● What to work on
Exclude pictures. Extract exactly the lines from the one that contains "Output the component" down to the one that contains "ReferenceLine, XAxis, YAxis", both included.

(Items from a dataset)
— BEGIN —

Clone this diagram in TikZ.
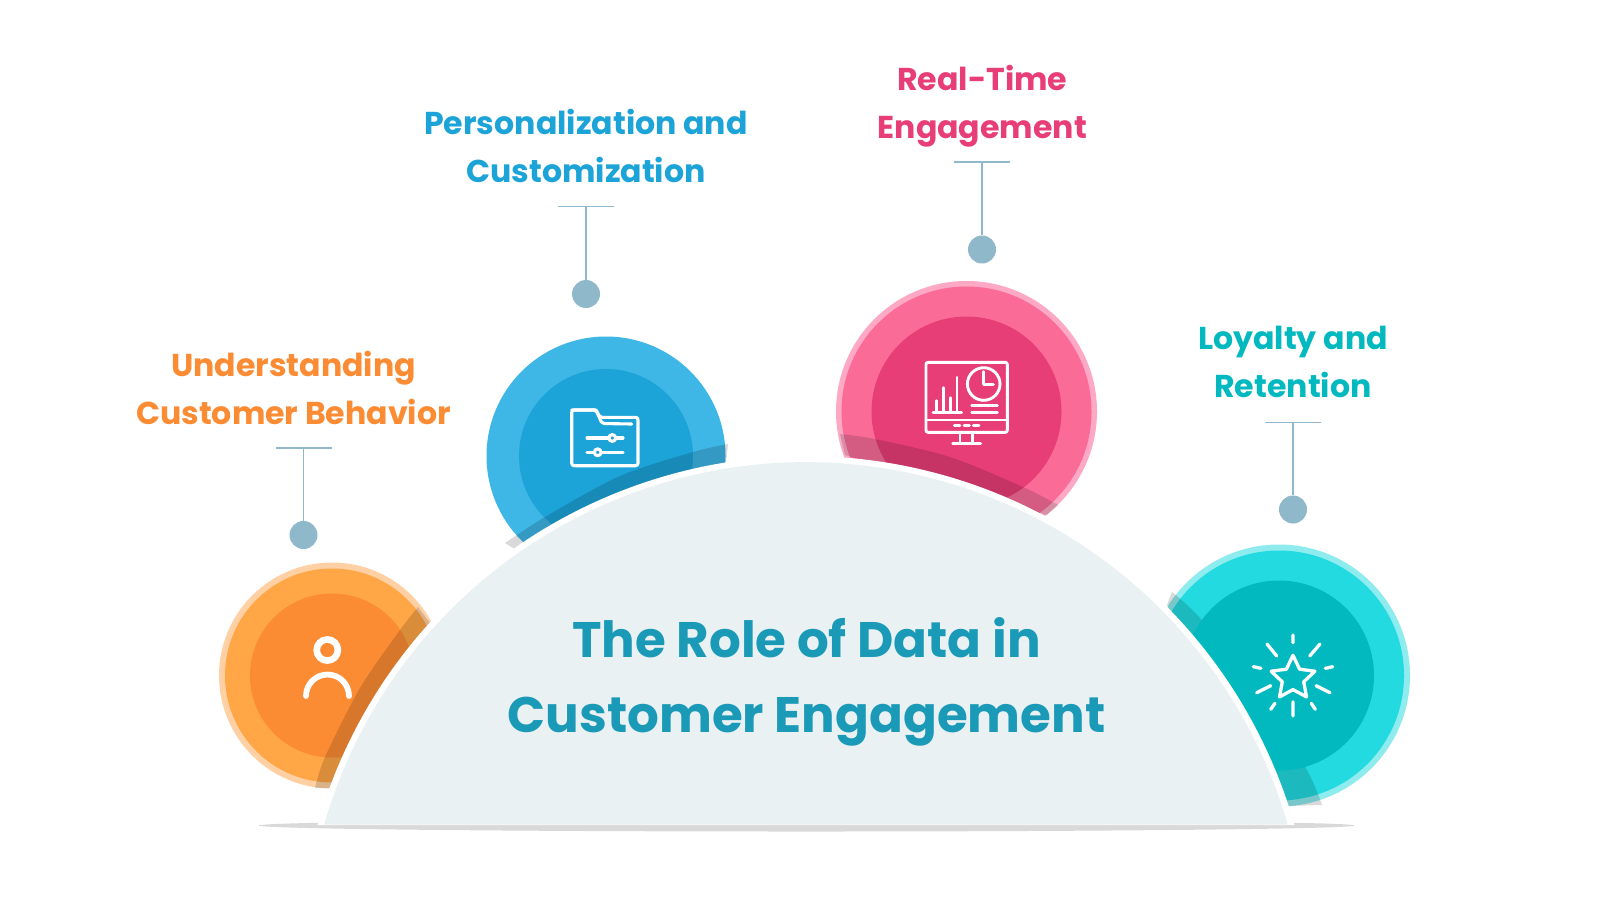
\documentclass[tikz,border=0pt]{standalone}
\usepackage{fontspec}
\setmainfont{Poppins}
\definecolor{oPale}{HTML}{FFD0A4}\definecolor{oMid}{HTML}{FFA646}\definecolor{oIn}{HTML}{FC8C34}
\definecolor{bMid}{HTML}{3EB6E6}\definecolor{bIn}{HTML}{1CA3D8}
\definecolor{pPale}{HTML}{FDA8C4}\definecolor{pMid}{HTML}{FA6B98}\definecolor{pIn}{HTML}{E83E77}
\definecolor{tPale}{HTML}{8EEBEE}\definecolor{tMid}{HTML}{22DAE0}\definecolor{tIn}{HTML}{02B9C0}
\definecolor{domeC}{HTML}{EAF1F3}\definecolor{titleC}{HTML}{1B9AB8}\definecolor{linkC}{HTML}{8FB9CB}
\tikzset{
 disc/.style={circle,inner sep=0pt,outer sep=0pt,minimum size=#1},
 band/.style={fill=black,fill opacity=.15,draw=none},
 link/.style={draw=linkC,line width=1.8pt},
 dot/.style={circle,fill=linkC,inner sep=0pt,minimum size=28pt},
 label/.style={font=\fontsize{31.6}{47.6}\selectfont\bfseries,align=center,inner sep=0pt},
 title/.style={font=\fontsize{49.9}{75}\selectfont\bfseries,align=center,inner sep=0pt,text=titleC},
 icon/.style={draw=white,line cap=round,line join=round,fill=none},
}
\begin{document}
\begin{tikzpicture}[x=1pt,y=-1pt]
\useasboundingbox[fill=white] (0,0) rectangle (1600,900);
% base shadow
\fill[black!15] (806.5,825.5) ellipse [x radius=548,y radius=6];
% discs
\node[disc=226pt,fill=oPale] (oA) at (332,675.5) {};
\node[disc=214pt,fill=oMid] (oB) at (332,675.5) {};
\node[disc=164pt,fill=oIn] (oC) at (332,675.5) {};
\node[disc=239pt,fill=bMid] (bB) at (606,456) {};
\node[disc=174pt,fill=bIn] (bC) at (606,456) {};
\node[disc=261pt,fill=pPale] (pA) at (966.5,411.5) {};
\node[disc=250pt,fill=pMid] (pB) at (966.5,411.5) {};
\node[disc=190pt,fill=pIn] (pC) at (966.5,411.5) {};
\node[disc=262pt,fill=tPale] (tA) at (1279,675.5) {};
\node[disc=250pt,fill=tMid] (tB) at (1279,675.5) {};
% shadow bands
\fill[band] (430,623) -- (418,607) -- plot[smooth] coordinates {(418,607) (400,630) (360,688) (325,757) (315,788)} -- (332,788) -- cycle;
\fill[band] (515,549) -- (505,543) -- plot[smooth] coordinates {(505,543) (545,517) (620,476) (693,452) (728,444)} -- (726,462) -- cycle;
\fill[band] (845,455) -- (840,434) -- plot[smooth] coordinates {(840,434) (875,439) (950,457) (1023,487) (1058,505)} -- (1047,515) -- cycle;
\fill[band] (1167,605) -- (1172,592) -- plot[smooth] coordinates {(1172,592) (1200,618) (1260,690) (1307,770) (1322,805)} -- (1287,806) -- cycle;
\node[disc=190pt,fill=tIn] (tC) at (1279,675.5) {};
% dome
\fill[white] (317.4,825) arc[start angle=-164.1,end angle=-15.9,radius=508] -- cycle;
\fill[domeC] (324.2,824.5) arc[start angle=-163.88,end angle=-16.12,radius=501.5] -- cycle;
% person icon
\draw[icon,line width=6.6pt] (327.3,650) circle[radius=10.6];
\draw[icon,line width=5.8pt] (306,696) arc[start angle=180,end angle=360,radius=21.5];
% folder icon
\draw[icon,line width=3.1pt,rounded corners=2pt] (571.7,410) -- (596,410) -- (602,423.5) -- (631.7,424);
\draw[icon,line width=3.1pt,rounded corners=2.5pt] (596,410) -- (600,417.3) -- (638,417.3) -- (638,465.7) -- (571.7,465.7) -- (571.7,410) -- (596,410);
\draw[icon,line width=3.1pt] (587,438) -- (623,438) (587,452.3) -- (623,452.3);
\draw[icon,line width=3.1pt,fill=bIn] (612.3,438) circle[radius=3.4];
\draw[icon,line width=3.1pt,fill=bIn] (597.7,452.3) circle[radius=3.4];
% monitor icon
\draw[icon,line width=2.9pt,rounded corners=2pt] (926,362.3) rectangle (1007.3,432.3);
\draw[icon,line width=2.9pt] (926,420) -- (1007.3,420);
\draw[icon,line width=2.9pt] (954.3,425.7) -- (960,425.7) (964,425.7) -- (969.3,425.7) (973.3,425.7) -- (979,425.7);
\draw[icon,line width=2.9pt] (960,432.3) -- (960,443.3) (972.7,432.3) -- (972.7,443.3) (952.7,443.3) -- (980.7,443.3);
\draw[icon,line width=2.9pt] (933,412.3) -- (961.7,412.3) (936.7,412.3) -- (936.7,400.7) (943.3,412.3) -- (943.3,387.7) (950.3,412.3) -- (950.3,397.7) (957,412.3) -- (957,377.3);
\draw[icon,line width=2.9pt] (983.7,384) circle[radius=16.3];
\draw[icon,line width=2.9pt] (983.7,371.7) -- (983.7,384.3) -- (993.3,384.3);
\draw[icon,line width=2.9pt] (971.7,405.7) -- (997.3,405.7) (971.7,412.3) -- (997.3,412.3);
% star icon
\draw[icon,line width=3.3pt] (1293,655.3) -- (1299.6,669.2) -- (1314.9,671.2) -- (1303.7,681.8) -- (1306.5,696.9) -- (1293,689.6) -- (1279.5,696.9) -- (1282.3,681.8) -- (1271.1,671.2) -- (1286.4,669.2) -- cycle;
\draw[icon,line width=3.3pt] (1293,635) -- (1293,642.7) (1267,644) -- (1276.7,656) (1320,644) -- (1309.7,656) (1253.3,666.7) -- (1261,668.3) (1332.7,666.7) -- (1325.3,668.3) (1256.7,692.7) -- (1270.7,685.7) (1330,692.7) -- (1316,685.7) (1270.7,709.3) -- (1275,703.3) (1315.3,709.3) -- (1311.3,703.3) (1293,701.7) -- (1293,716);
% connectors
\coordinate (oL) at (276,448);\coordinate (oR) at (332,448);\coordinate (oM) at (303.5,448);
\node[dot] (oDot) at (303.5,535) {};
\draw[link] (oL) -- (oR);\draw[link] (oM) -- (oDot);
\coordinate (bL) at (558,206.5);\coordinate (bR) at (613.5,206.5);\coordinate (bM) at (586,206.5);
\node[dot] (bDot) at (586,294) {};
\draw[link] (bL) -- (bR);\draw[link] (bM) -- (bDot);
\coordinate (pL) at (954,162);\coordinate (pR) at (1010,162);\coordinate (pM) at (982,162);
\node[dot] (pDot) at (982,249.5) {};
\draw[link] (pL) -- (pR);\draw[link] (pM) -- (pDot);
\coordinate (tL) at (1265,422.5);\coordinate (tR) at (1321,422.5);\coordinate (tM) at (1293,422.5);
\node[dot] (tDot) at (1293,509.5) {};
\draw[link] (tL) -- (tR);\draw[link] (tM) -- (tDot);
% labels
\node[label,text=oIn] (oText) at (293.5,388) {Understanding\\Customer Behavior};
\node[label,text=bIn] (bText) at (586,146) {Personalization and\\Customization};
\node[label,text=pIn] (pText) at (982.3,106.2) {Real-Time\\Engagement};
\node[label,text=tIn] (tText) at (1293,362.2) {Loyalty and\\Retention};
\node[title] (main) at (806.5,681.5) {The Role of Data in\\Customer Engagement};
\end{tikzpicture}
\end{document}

— END —
— BEGIN —

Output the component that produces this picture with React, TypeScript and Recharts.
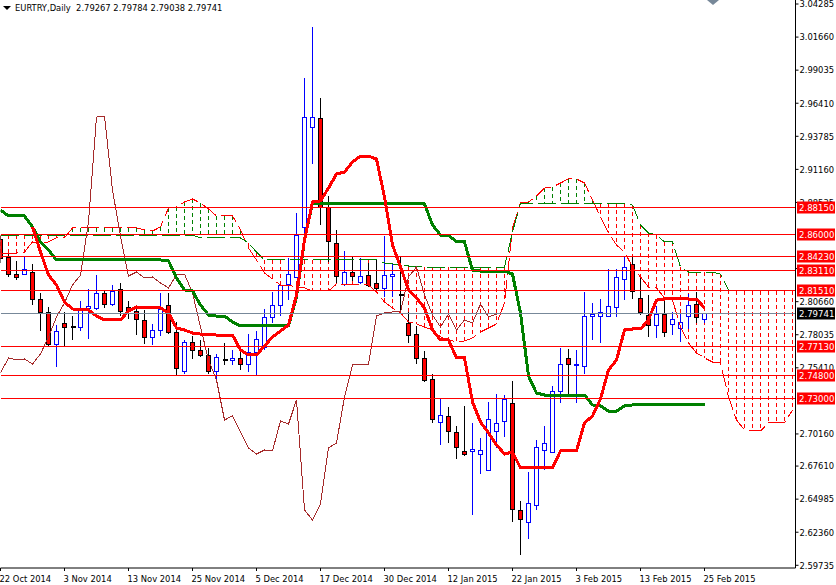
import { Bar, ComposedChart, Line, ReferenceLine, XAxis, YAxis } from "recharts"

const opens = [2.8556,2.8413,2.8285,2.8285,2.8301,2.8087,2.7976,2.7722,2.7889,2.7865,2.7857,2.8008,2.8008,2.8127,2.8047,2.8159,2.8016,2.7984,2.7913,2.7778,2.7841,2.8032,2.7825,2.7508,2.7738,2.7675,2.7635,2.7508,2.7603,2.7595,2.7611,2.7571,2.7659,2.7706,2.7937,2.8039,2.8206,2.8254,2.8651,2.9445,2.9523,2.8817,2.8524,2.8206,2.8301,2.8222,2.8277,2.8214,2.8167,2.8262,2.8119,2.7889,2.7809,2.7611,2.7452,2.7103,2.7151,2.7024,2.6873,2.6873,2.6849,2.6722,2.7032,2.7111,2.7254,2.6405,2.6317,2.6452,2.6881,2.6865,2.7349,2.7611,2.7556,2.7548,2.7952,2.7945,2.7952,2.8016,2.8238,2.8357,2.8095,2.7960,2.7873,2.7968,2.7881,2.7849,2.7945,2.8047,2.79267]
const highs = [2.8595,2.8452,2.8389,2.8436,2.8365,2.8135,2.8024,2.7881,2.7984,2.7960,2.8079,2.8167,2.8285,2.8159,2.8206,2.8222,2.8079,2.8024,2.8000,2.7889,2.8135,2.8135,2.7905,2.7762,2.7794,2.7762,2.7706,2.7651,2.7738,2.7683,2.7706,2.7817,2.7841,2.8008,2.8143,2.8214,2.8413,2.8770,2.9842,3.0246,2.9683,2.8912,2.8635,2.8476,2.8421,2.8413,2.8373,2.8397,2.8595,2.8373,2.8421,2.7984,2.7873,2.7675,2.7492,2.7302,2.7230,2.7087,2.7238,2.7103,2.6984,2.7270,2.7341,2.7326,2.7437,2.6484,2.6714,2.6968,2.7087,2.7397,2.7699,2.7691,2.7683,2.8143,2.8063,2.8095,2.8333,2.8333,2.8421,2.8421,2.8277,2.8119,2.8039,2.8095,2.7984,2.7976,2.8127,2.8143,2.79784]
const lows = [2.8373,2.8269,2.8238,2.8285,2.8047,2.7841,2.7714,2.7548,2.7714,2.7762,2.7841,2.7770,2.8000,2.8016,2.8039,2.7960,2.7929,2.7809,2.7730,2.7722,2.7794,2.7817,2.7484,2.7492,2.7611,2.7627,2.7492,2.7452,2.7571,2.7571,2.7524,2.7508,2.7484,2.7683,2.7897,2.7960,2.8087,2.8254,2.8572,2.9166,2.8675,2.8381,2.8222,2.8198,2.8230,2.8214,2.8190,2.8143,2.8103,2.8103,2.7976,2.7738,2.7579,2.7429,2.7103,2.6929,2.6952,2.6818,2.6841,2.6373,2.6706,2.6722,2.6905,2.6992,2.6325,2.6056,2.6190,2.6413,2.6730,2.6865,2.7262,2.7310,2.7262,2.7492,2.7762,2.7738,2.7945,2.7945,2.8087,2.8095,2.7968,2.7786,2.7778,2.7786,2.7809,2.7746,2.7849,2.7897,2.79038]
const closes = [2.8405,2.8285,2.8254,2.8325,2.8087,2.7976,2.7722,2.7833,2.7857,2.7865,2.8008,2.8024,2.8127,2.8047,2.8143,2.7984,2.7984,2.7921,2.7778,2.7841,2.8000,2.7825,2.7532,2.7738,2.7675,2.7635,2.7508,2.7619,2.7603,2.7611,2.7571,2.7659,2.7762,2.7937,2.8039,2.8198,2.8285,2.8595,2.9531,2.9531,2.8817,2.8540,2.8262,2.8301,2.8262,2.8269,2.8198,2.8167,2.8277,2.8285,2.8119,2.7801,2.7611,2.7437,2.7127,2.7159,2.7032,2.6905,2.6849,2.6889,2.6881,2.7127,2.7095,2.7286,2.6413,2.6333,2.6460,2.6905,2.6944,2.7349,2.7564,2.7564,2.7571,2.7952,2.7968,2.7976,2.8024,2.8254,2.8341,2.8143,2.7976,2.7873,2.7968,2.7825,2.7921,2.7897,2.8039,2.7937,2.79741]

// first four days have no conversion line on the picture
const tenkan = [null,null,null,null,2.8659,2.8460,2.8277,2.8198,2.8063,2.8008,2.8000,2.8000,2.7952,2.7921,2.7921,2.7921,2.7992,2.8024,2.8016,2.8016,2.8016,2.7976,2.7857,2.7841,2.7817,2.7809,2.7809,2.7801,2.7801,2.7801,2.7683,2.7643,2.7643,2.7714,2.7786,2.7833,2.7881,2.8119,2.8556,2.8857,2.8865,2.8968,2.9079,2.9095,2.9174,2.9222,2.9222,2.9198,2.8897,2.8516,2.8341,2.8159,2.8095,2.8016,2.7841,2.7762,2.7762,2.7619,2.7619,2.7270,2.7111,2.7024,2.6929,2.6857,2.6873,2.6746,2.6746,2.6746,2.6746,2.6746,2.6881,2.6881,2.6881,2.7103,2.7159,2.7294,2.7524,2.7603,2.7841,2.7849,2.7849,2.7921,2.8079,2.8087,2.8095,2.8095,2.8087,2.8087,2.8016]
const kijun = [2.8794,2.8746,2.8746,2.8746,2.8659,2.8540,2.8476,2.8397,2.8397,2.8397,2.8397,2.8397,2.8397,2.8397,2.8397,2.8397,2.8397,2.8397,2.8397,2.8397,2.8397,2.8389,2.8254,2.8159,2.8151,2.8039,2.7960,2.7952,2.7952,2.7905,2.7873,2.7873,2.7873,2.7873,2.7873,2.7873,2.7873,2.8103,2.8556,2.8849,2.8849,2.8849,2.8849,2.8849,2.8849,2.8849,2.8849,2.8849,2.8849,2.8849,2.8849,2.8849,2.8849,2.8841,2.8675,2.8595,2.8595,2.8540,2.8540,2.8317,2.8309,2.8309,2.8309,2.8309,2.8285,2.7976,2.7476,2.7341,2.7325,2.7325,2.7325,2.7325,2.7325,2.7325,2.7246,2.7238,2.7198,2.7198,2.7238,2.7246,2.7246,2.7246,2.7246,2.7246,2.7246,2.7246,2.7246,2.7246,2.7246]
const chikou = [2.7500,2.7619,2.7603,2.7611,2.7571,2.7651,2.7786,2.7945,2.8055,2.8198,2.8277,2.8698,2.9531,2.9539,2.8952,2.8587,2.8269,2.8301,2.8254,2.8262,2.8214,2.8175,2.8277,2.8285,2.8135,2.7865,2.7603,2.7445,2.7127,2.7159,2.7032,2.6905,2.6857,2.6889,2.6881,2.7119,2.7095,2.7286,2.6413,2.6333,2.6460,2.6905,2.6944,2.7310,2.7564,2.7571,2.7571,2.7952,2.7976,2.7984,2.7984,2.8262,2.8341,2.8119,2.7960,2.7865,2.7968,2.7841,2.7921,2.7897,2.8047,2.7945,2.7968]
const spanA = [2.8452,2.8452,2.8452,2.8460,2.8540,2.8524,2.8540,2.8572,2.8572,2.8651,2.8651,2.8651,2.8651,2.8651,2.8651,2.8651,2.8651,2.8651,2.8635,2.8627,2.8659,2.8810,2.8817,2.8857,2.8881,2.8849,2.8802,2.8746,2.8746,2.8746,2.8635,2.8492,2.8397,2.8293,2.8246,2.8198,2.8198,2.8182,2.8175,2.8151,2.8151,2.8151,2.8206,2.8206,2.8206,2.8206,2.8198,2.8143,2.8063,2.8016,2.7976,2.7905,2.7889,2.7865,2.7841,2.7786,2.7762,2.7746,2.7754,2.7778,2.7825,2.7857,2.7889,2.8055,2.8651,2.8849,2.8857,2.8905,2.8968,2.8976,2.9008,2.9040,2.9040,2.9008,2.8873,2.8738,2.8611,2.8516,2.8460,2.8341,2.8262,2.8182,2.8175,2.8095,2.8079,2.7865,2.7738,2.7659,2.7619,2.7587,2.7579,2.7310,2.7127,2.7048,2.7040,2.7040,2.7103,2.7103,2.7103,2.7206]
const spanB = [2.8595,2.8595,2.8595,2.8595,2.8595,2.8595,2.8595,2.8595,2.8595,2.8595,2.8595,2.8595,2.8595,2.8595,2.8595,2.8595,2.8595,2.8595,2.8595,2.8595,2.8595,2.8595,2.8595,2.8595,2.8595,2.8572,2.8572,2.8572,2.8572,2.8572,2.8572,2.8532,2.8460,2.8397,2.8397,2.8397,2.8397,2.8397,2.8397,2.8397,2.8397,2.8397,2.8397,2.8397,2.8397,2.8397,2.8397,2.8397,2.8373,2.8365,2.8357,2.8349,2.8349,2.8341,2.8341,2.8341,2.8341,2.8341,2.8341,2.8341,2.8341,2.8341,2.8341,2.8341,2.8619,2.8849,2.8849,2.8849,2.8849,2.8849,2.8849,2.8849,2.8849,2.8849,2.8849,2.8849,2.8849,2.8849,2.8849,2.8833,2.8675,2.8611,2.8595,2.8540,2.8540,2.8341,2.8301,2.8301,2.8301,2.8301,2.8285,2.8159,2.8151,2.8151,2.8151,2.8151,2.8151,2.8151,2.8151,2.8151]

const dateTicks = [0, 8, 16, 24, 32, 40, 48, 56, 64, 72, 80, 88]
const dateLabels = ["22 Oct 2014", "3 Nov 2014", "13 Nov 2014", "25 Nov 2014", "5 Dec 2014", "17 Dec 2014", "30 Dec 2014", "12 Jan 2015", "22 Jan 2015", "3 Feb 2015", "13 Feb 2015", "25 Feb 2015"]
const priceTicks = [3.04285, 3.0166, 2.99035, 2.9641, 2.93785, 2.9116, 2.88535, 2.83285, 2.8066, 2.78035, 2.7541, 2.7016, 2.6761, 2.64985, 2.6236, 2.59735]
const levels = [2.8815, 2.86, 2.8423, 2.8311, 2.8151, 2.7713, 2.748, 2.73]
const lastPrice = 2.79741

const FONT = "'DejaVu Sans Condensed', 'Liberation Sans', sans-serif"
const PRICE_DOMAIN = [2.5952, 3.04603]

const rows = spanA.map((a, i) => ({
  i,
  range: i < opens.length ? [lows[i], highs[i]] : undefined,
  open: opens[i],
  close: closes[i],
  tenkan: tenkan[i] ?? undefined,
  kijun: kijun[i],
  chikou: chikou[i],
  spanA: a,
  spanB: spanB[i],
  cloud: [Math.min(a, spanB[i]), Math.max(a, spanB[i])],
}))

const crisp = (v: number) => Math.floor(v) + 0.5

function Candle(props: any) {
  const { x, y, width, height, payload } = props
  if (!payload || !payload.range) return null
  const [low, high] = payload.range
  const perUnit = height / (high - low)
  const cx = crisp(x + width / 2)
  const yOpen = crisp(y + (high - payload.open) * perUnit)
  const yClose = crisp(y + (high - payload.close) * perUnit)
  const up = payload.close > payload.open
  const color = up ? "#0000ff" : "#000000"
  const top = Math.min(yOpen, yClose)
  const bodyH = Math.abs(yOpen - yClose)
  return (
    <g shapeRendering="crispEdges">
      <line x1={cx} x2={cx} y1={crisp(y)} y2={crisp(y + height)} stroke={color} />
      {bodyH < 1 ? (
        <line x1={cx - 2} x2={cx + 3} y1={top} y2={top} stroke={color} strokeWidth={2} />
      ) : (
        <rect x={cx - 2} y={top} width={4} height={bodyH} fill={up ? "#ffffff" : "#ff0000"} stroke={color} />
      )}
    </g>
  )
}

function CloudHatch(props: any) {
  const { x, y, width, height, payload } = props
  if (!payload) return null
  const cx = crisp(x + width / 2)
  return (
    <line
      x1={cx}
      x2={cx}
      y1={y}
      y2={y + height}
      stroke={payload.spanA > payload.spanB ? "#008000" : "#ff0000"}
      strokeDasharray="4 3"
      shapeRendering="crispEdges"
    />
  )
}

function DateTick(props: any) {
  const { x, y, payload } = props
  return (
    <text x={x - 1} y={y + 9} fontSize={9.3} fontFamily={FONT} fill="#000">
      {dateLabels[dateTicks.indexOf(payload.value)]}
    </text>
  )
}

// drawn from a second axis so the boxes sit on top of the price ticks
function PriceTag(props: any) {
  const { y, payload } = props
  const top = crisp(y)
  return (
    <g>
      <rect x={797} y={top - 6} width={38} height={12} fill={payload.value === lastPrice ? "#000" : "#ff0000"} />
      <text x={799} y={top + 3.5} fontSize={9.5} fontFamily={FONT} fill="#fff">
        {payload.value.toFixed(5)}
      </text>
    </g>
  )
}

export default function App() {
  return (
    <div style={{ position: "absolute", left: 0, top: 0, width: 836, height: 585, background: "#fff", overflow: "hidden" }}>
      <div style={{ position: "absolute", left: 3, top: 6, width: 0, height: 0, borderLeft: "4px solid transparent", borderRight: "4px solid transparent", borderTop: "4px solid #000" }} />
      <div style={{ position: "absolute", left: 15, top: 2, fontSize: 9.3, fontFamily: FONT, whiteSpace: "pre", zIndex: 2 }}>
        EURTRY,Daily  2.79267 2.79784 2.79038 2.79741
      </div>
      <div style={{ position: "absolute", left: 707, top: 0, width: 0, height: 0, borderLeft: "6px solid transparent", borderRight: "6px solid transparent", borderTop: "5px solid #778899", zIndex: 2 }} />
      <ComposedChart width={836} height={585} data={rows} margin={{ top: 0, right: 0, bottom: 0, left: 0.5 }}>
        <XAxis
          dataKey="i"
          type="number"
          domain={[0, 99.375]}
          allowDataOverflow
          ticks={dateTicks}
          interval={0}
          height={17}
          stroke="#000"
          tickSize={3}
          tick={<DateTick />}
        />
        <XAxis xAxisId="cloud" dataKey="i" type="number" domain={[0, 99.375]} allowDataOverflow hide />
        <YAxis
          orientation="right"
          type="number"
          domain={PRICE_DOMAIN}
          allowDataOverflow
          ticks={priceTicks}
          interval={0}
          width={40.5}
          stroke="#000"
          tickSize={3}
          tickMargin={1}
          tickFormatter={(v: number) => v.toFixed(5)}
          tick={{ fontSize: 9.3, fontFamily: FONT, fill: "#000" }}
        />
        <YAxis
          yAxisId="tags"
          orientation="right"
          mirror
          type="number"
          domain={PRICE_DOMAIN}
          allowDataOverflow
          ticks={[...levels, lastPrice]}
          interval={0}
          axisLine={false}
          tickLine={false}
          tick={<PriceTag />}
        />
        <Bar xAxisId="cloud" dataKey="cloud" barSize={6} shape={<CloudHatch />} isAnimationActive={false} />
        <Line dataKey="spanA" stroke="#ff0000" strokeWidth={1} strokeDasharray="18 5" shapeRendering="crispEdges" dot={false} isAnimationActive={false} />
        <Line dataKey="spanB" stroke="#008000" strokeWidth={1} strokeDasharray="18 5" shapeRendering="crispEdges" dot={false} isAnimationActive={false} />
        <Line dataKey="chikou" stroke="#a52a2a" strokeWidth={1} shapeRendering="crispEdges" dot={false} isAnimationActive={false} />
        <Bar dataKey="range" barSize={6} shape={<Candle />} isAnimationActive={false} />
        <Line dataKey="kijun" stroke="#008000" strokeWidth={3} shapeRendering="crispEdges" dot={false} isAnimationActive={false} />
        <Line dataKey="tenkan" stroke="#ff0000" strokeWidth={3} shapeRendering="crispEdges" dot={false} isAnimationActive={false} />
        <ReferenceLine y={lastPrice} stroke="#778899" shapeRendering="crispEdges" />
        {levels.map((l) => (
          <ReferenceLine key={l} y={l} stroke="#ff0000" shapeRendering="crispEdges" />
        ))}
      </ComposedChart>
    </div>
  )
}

— END —

● Response to this task
Output the component that produces this picture with React, TypeScript and Recharts.
import { Bar, ComposedChart, Line, ReferenceLine, XAxis, YAxis } from "recharts"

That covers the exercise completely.